Even if Steamroller does not beat Haswell but will be slightly better than Sandy Bridge and Ivy Bridge then it will still be good competition since AMD will price it lower than Intel.
After Faildozer, I do hope AMD will be able to show something interesting. Even if my next PC will be Intel-powered, it should be good for the competition.
Ah,remember the glorious AMD Athlon XP days,then came Conroe on the throne. Hope this is true,just like competitive and stimulative market. I think it will get a completely new socket if the architecture changes drastically.
The BEST AMD EVER had were the FX series, remember them? They were expensive as hell but were the best at the time...
Yes we all know Bulldozer failed to deliver what we all expected, but before you all get your panies in a bunch, Steamroller is once again designed for specific server environments and yes, may actually compete with Haswell on that front (may not too). They aren't talking gonna unsurp SB/IB or even Haswell in the desktop high performance category. Just stop or dont even start the stupid yelling back and forth regarding that. If anything, talk technology. If you want to see some technical information on what Steamroller will be I would recommend the Anandtech article, or other various ones that discuss the new Steamroller info that AMD released. Because there are some very interesting things (tech wise) that Streamroller will change from Bulldozer.
Hum the FX 40 - 60 was just the high end model of the Athlon 64 and Athlon 64x2... ( single and dual core ) .. Then again you will not have thoses 2 cpu's if they was not the Athlon 64 architecture. AMD was pretty well faster of intel ( not in all case ) with the Athlon XP, ( the Newcastle, Barton ) allready before introduce the Athlon 64 where they was pretty well dominate Intel .... Specially funny when we know from where was starting AMD at this time. The Athlon 64 had all what have not Intel at this time: 64bits native, then first multi-core. And ofc beast in Overclocking ( not on the mhz side, but the scaling was tremendous, specially coupled with a DFI NF4 + BH5 or TCCD 600mhz DDR ). For Steamroller, time will tell.... Something is sure, the choice made on Bulldozer was extremely innovative, and i have allways doubt they was made thoses choice without a good reason. If Bulldozer have not deliver as intended, but Steamroller fix and bring what should have been initially in this architecture and was going wrong.. they could deliver.
AMD is still doing competitively well in the server market. If they can keep that up, you'll continue to see their processors.
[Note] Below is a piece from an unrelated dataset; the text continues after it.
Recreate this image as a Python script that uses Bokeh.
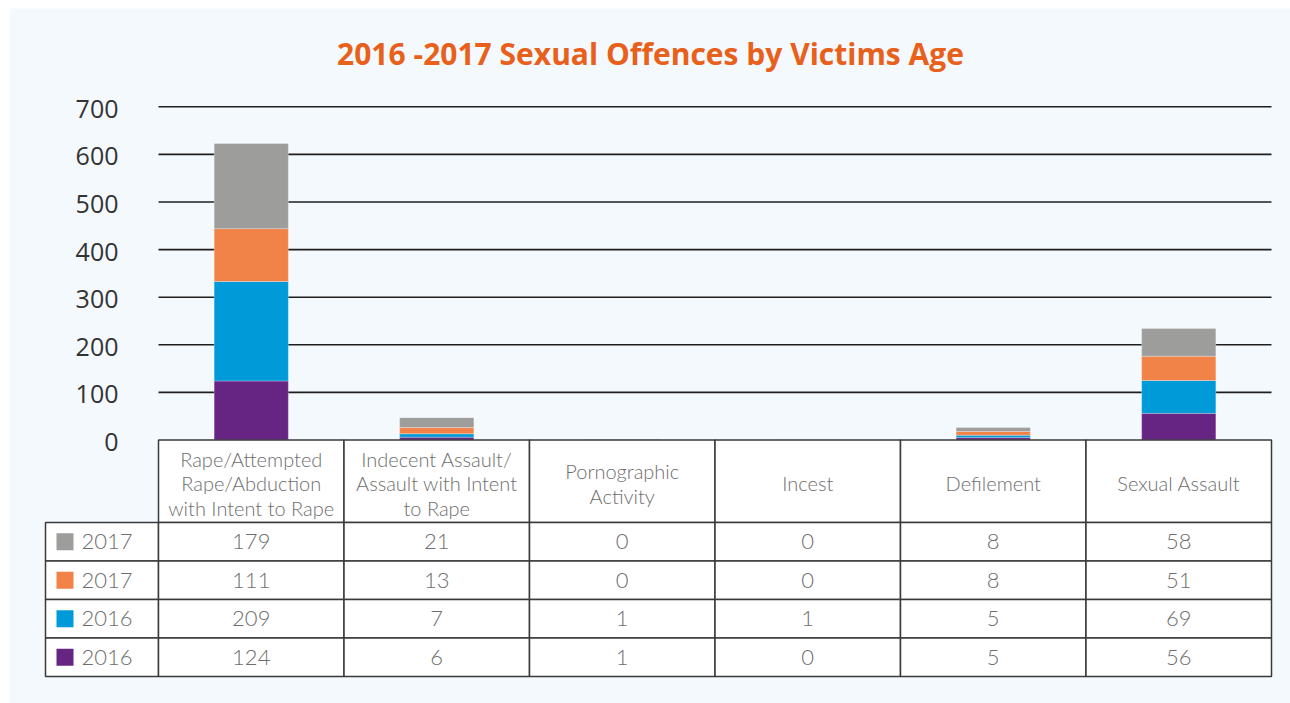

Even so, I would like to see them put out something competitive to Intel on the consumer front too. Even if it is merely on par with Ivy Bridge, that would be a great step forward on their part. But, I'll just keep an occasional glance to them until they prove my attention should be focused on them.
I loved my Athlon XPs, I had 3 of them, ending up with a low power mobile that clocked to 2.7GHz. Similar with Athlon 64s, had 2 of them both clocked like loonies and performed very well for their time. Then AMD dropped the ball.
Had lotta amd chips starting with a k6-2 500mhz all Thea way up to socket 939 but I go where the performance is and I switched to Intel socket 775 and on
AMD better do it right this time... seeing steamroll being steamrolled... that's hella of irony to handle.
This takes a bit of believing, but my electric bill has dropped by £175 over the past year since I installed an i5 2500K in my latest rig, after using a Phenom II 1100BE for a couple of years. By no means am I an Intel fanboy either.
You can see a good reduction in power use, but some of that saving may be down to something else. It costs around £1 to run 1 Watt constantly for 1 year. So you are using around 175W less, continuously on average throughout the year. Not all that could be down to the CPU and motherboard unless you run Folding @ Home or similar on a constant basis.
Faster than Haswell... sure, at twice the clock speed with twice as many cores... in cherry picked benchmarks... in AMD's dreams.
Well, the Anandtech article didn't really say it's going to be faster, just competitive. I think that only bad reposting and poor interpretation paired with seeking for some sensation lead to such revelations.